**Stated problem:** A single run of lines is to be printed exactly: starting at the line with "Reproduce this diagram with TikZ." and ending at the line with "(0,0) rectangle (1129,481);", both included. Leave the pictures out.
>> BEGIN Information supplied
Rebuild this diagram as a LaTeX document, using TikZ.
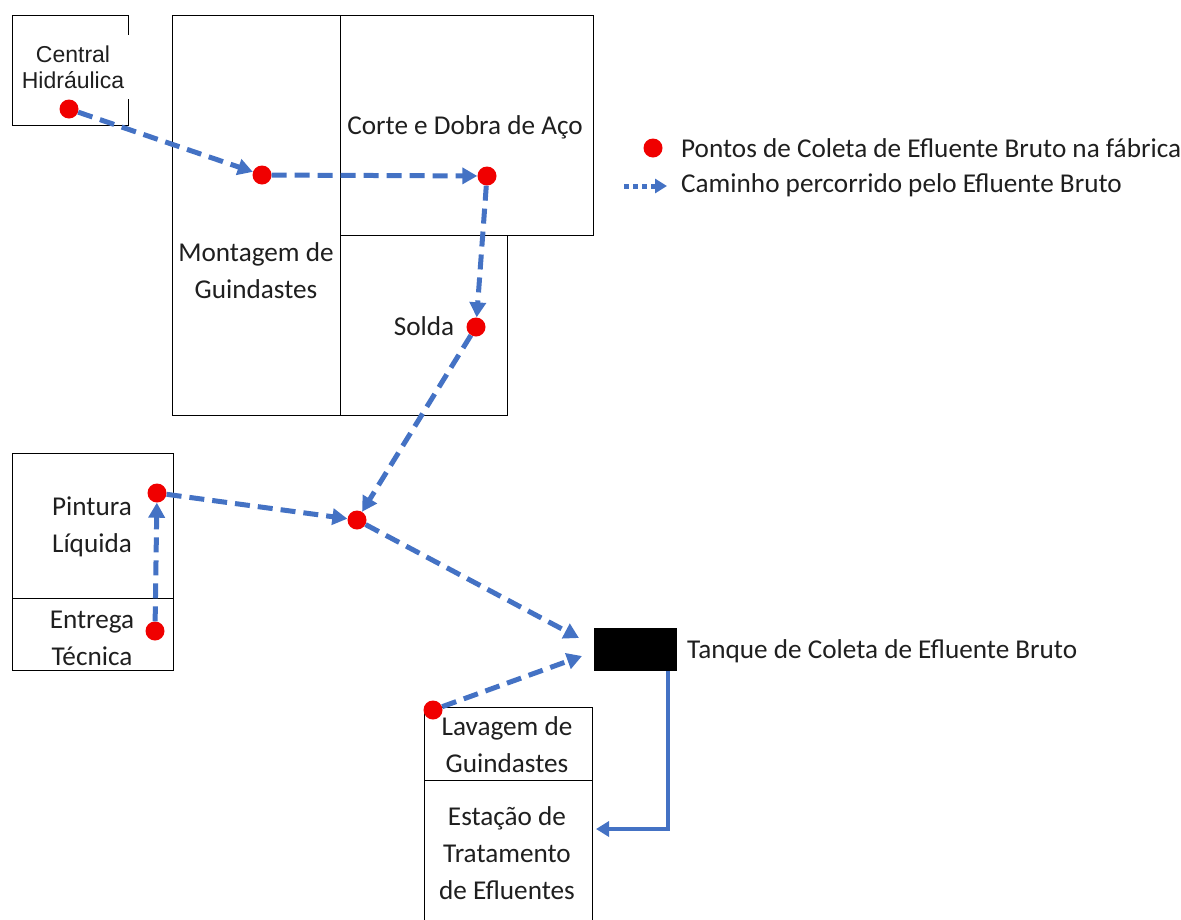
\documentclass[tikz,border=0pt]{standalone}
\usepackage{fontspec}
\setmainfont{Carlito}
\newfontfamily\arialfont{Liberation Sans}
\usetikzlibrary{arrows.meta}
\definecolor{flowblue}{RGB}{68,114,196}
\definecolor{dotred}{RGB}{240,0,0}

\begin{document}
\begin{tikzpicture}[x=1pt,y=-1pt,
  room/.style={draw=black,line width=1.4pt,anchor=north west,inner sep=0pt},
  lbl/.style={font=\fontsize{27.2}{37}\selectfont,align=center,inner sep=0pt,text=black!88},
  pt/.style={circle,fill=dotred,minimum size=19pt,inner sep=0pt},
  flow/.style={draw=flowblue,line width=5pt,dash pattern=on 15pt off 8pt,
    -{Triangle[length=15pt,width=16pt]}},
  pipe/.style={draw=flowblue,line width=4pt,-{Triangle[length=13pt,width=15pt]}}]

\useasboundingbox (0,0) rectangle (1181,919);
\clip (0,0) rectangle (1181,919);

% rooms of the plant
\node[room,minimum width=116pt,minimum height=110pt] (central) at (12,15) {};
\node[room,minimum width=168pt,minimum height=400pt] (montagem) at (172,15) {};
\node[room,minimum width=253pt,minimum height=220pt] (corte) at (340,15) {};
\node[room,minimum width=167pt,minimum height=180pt] (solda) at (340,235) {};
\node[room,minimum width=161pt,minimum height=145pt] (pintura) at (12,453) {};
\node[room,minimum width=161pt,minimum height=72pt] (entrega) at (12,598) {};
\node[room,minimum width=168pt,minimum height=73pt] (lavagem) at (424,707) {};
\node[room,minimum width=168pt,minimum height=170pt] (estacao) at (424,780) {};

% room names
\node[font=\arialfont\fontsize{23}{26}\selectfont,align=center,fill=white,
  inner xsep=6pt,inner ysep=0pt,minimum height=64pt,text=black!88] (tcentral) at (73,67) {Central\\Hidráulica};
\node[lbl] (tcorte) at (465,127) {Corte e Dobra de Aço};
\node[lbl] (tmontagem) at (256,271) {Montagem de\\Guindastes};
\node[lbl] (tsolda) at (424,326) {Solda};
\node[lbl] (tpintura) at (92,527) {Pintura\\Líquida};
\node[lbl] (tentrega) at (92,638) {Entrega\\Técnica};
\node[lbl] (tlavagem) at (507,745) {Lavagem de\\Guindastes};
\node[lbl] (testacao) at (507,853) {Estação de\\Tratamento\\de Efluentes};

% collection tank
\node[fill=black,minimum width=83pt,minimum height=43pt,inner sep=0pt,anchor=north west] (tank) at (594,628) {};
\node[lbl,anchor=west] (ttank) at (687,651) {Tanque de Coleta de Efluente Bruto};

% legend
\node[pt] (legdot) at (653,148) {};
\node[lbl,anchor=west] (tlegdot) at (681,148) {Pontos de Coleta de Efluente Bruto na fábrica};
\coordinate (la) at (624,186);
\coordinate (lb) at (667,186);
\draw[flow,dash pattern=on 5pt off 4pt,-{Triangle[length=12pt,width=14pt]}] (la) -- (lb);
\node[lbl,anchor=west] (tlegflow) at (681,185) {Caminho percorrido pelo Efluente Bruto};

% collection points
\node[pt] (p1) at (69,109) {};
\node[pt] (p2) at (262,175) {};
\node[pt] (p3) at (487,176) {};
\node[pt] (p4) at (476,327) {};
\node[pt] (p5) at (157,493) {};
\node[pt] (p6) at (357,520) {};
\node[pt] (p7) at (155,631) {};
\node[pt] (p8) at (433,710) {};

% effluent path
\coordinate (t1) at (579,638);
\coordinate (t2) at (582,656);
\coordinate (pin) at (596,829);
\draw[flow] (p1) -- (p2);
\draw[flow] (p2) -- (p3);
\draw[flow] (p3) -- (p4);
\draw[flow] (p4) -- (p6);
\draw[flow] (p5) -- (p6);
\draw[flow] (p7) -- (p5);
\draw[flow] (p6) -- (t1);
\draw[flow] (p8) -- (t2);
\draw[pipe] ([xshift=-9pt]tank.south east) |- (pin);
\end{tikzpicture}
\end{document}
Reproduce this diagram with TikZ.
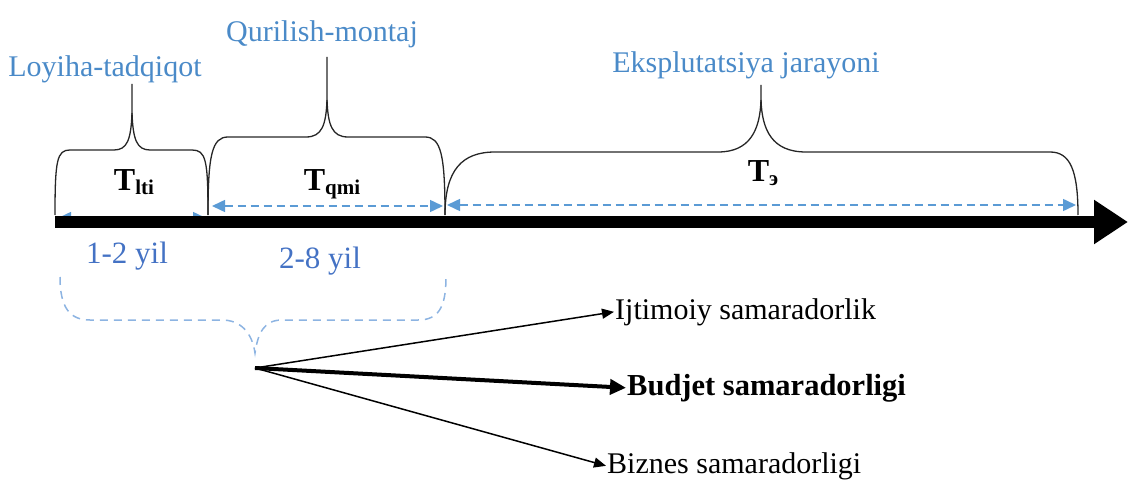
\documentclass[tikz,border=0pt]{standalone}
\usepackage{fontspec}
\setmainfont{Liberation Serif}
\usetikzlibrary{arrows.meta,calc,positioning}

\definecolor{toplbl}{RGB}{74,138,200}
\definecolor{yillbl}{RGB}{68,114,196}
\definecolor{dashblue}{RGB}{91,155,213}
\definecolor{bracelt}{RGB}{141,180,226}

\tikzset{
  stage/.style={text=toplbl, font=\fontsize{30}{34}\selectfont, inner sep=0pt, anchor=base},
  period/.style={text=yillbl, font=\fontsize{31}{34}\selectfont, inner sep=0pt, anchor=base},
  tlabel/.style={font=\bfseries\fontsize{32}{36}\selectfont, inner sep=0pt, anchor=base},
  effect/.style={font=\fontsize{30}{34}\selectfont, inner sep=1pt, anchor=base west},
  brace/.style={draw=black!85, line width=1.3pt},
  span/.style={draw=dashblue, line width=1.5pt, dash pattern=on 8pt off 5pt,
    {Triangle[length=13pt,width=12pt,fill=dashblue,sep=0pt]}-{Triangle[length=13pt,width=12pt,fill=dashblue]}},
  thinarrow/.style={line width=1.5pt, -{Triangle[length=12pt,width=10pt]}},
  boldarrow/.style={line width=4pt, -{Triangle[length=16pt,width=15pt]}}
}

\begin{document}
\begin{tikzpicture}[x=1pt, y=-1pt]
    \useasboundingbox (0,0) rectangle (1129,481);

    %coordinates
    \coordinate (axs) at (55,222);
    \coordinate (axe) at (1128,222);
    \coordinate (O)   at (255,368);

    \coordinate (b1l) at (55,215);
    \coordinate (b1r) at (208,215);
    \coordinate (b2r) at (445,215);
    \coordinate (b3r) at (1078,215);

    %nodes
    \node[stage] (lbllt) at (105,77) {Loyiha-tadqiqot};
    \node[stage] (lblqm) at (322,42) {Qurilish-montaj};
    \node[stage] (lblex) at (746,73) {Eksplutatsiya jarayoni};

    \node[tlabel] (tlt) at (134,190) {T\raisebox{-4pt}{\fontsize{21}{21}\selectfont lti}};
    \node[tlabel] (tqm) at (332,190) {T\raisebox{-4pt}{\fontsize{21}{21}\selectfont qmi}};
    \node[tlabel] (tex) at (763,182) {T\raisebox{-4pt}{\fontsize{21}{21}\selectfont э}};

    \node[period] (yil1) at (127,263) {1-2 yil};
    \node[period] (yil2) at (320,268) {2-8 yil};

    \node[effect] (ijt) at (614,319) {Ijtimoiy samaradorlik};
    \node[effect, font=\bfseries\fontsize{30.5}{34}\selectfont] (bud) at (626,395) {Budjet samaradorligi};
    \node[effect] (biz) at (606,473) {Biznes samaradorligi};

    %braces
    \draw[brace] (b1l) .. controls (55,160) and (57,150) .. (70,150) -- (114,150)
      .. controls (127,150) and (131,140) .. (132,113) -- (132,84);
    \draw[brace] (132,113) .. controls (133,140) and (137,150) .. (150,150) -- (192,150)
      .. controls (206,150) and (208,160) .. (b1r);

    \draw[brace] (b1r) .. controls (208,155) and (212,137) .. (228,137) -- (306,137)
      .. controls (322,137) and (326,125) .. (327,100) -- (327,57);
    \draw[brace] (327,100) .. controls (328,125) and (332,137) .. (348,137) -- (425,137)
      .. controls (441,137) and (445,155) .. (b2r);

    \draw[brace] (b2r) .. controls (445,170) and (462,152) .. (495,152) -- (718,152)
      .. controls (750,152) and (760,130) .. (761,100) -- (761,85);
    \draw[brace] (761,100) .. controls (762,130) and (772,152) .. (806,152) -- (1050,152)
      .. controls (1070,152) and (1078,170) .. (b3r);

    \draw[draw=bracelt, line width=1.5pt, dash pattern=on 8pt off 6pt]
      (60,277) .. controls (60,308) and (70,320) .. (90,320) -- (222,320)
      .. controls (240,320) and (252,332) .. (255,353)
      .. controls (258,333) and (264,320) .. (282,320) -- (418,320)
      .. controls (438,320) and (446,308) .. (446,277);

    %edges
    \draw[span] (58,218) -- (206,218);
    \draw[span] (212,206) -- (443,206);
    \draw[span] (447,205) -- (1076,205);

    \draw[line width=12pt, -{Triangle[length=34pt,width=42pt]}] (axs) -- (axe);

    \draw[thinarrow] (O) -- (ijt.west);
    \draw[boldarrow] (O) -- (bud.west);
    \draw[thinarrow] (O) -- (biz.west);
\end{tikzpicture}
\end{document}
>> END Information supplied
**Completed task:**
Reproduce this diagram with TikZ.
\documentclass[tikz,border=0pt]{standalone}
\usepackage{fontspec}
\setmainfont{Liberation Serif}
\usetikzlibrary{arrows.meta,calc,positioning}

\definecolor{toplbl}{RGB}{74,138,200}
\definecolor{yillbl}{RGB}{68,114,196}
\definecolor{dashblue}{RGB}{91,155,213}
\definecolor{bracelt}{RGB}{141,180,226}

\tikzset{
  stage/.style={text=toplbl, font=\fontsize{30}{34}\selectfont, inner sep=0pt, anchor=base},
  period/.style={text=yillbl, font=\fontsize{31}{34}\selectfont, inner sep=0pt, anchor=base},
  tlabel/.style={font=\bfseries\fontsize{32}{36}\selectfont, inner sep=0pt, anchor=base},
  effect/.style={font=\fontsize{30}{34}\selectfont, inner sep=1pt, anchor=base west},
  brace/.style={draw=black!85, line width=1.3pt},
  span/.style={draw=dashblue, line width=1.5pt, dash pattern=on 8pt off 5pt,
    {Triangle[length=13pt,width=12pt,fill=dashblue,sep=0pt]}-{Triangle[length=13pt,width=12pt,fill=dashblue]}},
  thinarrow/.style={line width=1.5pt, -{Triangle[length=12pt,width=10pt]}},
  boldarrow/.style={line width=4pt, -{Triangle[length=16pt,width=15pt]}}
}

\begin{document}
\begin{tikzpicture}[x=1pt, y=-1pt]
    \useasboundingbox (0,0) rectangle (1129,481);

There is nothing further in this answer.